━━━ MATERIALS PROVIDED ━━━

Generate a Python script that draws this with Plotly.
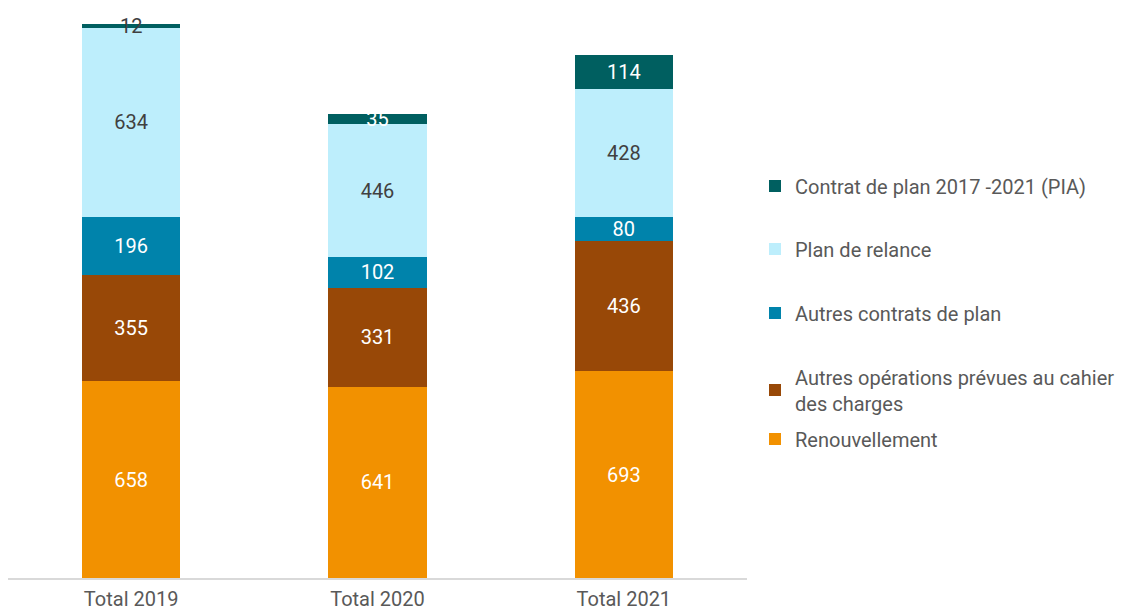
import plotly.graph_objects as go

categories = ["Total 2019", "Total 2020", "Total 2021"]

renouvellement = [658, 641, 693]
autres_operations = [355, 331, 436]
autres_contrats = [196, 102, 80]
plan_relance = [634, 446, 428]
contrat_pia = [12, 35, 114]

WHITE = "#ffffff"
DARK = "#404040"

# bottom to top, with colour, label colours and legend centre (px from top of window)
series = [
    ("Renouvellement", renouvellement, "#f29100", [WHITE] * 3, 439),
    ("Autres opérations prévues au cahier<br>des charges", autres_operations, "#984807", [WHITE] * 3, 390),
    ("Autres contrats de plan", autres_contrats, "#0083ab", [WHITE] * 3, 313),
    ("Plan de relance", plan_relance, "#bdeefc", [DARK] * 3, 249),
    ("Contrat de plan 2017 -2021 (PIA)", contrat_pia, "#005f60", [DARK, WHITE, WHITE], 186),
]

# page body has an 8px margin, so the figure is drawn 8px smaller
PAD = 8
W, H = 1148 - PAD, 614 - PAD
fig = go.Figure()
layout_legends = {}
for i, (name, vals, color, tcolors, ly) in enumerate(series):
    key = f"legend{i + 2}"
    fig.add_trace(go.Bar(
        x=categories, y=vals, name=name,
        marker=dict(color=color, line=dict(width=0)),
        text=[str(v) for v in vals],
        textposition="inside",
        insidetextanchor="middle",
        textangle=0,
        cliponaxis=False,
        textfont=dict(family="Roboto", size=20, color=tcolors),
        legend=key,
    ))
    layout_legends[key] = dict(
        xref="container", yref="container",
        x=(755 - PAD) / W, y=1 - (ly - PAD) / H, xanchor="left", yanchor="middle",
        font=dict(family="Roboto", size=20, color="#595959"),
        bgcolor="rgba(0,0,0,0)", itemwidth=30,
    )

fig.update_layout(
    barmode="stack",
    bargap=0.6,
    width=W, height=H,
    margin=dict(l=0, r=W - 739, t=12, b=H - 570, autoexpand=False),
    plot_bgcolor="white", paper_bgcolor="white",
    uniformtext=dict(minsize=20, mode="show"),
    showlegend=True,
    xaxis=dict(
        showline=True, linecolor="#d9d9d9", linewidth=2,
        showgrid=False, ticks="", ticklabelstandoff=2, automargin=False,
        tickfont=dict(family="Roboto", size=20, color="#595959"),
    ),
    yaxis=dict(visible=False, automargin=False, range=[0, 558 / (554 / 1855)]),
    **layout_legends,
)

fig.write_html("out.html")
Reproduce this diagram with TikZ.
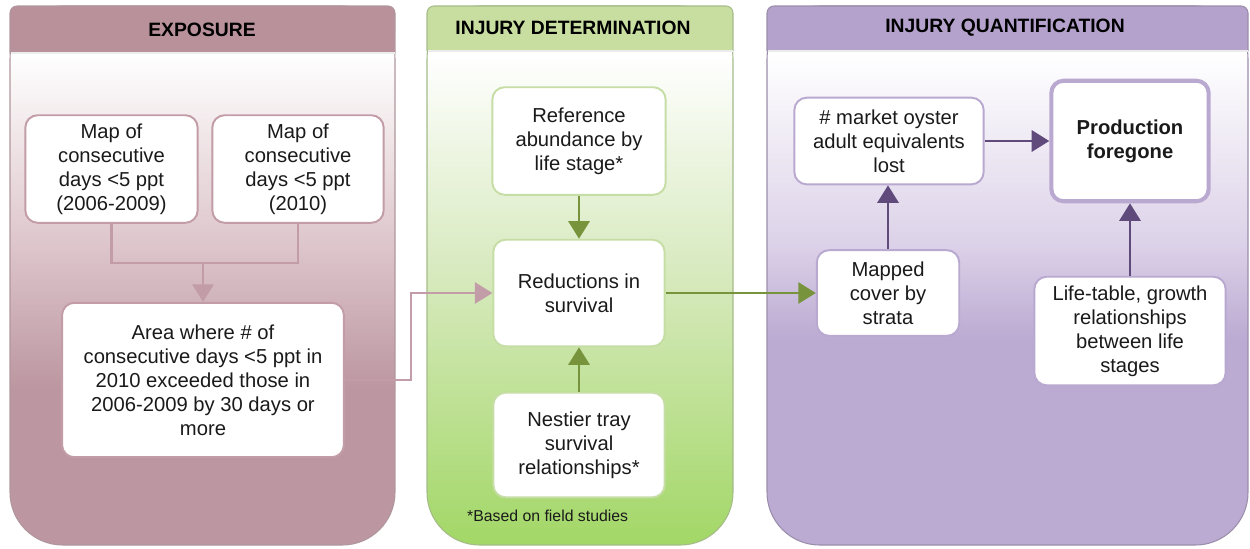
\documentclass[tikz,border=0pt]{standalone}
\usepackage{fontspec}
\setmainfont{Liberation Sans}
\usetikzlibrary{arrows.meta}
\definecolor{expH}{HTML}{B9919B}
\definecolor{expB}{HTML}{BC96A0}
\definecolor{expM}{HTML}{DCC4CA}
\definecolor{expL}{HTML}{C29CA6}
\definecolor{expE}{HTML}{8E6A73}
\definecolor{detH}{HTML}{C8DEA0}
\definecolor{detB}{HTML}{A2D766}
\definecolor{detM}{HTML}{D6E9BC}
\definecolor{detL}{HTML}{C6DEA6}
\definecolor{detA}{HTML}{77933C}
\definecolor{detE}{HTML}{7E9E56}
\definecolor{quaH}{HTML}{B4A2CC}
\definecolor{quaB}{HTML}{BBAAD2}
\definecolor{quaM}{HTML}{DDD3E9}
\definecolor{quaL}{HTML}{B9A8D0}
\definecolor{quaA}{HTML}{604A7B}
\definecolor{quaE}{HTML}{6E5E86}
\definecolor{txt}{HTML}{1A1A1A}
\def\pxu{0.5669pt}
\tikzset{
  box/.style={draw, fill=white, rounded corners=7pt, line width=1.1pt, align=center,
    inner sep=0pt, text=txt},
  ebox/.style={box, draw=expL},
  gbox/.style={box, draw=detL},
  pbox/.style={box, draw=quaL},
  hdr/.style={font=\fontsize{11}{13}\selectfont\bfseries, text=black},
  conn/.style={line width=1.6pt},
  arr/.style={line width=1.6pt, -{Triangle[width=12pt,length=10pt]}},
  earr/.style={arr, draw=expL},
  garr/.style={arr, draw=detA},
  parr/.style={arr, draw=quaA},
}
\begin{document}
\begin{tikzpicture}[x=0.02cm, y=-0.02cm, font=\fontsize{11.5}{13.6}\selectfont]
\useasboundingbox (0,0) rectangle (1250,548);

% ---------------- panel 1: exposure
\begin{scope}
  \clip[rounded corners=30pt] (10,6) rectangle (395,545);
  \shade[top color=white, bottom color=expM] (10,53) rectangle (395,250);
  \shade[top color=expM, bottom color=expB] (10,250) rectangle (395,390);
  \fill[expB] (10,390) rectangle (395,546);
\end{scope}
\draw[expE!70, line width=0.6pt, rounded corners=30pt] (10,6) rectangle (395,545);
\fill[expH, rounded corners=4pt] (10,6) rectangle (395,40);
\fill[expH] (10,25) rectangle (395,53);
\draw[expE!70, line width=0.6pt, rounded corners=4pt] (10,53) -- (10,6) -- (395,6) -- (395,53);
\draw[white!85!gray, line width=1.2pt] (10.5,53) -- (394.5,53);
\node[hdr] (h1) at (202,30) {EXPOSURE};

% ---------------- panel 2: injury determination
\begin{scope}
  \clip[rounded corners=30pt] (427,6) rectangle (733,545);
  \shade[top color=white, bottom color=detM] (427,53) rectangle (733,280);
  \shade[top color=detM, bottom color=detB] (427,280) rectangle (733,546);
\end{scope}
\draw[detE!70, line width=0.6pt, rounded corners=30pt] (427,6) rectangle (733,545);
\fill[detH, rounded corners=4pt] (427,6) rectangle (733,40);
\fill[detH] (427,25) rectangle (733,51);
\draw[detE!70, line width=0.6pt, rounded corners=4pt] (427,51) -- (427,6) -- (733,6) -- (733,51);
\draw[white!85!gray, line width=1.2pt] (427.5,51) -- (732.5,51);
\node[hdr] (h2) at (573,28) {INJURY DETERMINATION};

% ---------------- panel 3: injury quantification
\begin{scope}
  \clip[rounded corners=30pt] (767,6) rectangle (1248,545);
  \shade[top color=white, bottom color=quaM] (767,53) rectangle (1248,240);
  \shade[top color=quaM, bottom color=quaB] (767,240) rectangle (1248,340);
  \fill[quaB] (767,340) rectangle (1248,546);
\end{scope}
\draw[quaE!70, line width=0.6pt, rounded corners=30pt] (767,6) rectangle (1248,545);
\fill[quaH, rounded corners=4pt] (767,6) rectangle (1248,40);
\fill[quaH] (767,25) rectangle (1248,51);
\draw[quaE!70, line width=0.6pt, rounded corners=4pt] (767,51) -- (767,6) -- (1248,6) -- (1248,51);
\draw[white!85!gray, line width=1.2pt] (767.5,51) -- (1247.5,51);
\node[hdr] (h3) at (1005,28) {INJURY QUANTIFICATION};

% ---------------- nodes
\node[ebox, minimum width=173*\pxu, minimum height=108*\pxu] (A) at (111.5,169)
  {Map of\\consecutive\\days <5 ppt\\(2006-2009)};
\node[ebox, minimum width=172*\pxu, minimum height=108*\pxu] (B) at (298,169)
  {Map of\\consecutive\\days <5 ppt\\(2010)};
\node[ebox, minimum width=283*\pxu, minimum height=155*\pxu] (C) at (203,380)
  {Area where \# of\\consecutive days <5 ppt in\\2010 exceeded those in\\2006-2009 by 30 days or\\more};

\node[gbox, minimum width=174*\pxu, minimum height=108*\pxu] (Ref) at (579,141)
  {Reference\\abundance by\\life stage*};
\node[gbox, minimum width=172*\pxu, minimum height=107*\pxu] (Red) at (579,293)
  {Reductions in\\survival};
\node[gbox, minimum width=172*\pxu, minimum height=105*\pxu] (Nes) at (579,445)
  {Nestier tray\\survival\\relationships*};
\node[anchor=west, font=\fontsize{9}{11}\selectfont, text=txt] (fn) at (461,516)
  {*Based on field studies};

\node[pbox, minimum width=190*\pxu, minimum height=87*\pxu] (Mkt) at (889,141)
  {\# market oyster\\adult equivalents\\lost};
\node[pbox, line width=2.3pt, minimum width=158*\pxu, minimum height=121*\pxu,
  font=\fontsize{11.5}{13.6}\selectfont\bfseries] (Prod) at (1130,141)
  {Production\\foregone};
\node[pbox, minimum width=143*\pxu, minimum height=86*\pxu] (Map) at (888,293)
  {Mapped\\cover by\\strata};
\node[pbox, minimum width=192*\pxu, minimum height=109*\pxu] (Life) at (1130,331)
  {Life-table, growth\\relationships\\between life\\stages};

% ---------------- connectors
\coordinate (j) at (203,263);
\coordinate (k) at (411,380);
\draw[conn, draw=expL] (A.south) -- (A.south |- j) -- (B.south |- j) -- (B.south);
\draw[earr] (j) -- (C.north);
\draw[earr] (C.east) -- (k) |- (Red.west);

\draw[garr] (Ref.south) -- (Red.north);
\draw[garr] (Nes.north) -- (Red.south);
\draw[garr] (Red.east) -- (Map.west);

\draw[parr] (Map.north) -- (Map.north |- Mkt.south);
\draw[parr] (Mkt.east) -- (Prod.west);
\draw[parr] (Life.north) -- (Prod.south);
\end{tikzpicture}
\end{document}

━━━

REQUEST: Exactly as written, please give again the lines from the beginning of the listing through the line containing "contrat_pia = [12, 35, 114]", inclusive, without any pictures.

OUTPUT FOR THIS EXERCISE:
Generate a Python script that draws this with Plotly.
import plotly.graph_objects as go

categories = ["Total 2019", "Total 2020", "Total 2021"]

renouvellement = [658, 641, 693]
autres_operations = [355, 331, 436]
autres_contrats = [196, 102, 80]
plan_relance = [634, 446, 428]
contrat_pia = [12, 35, 114]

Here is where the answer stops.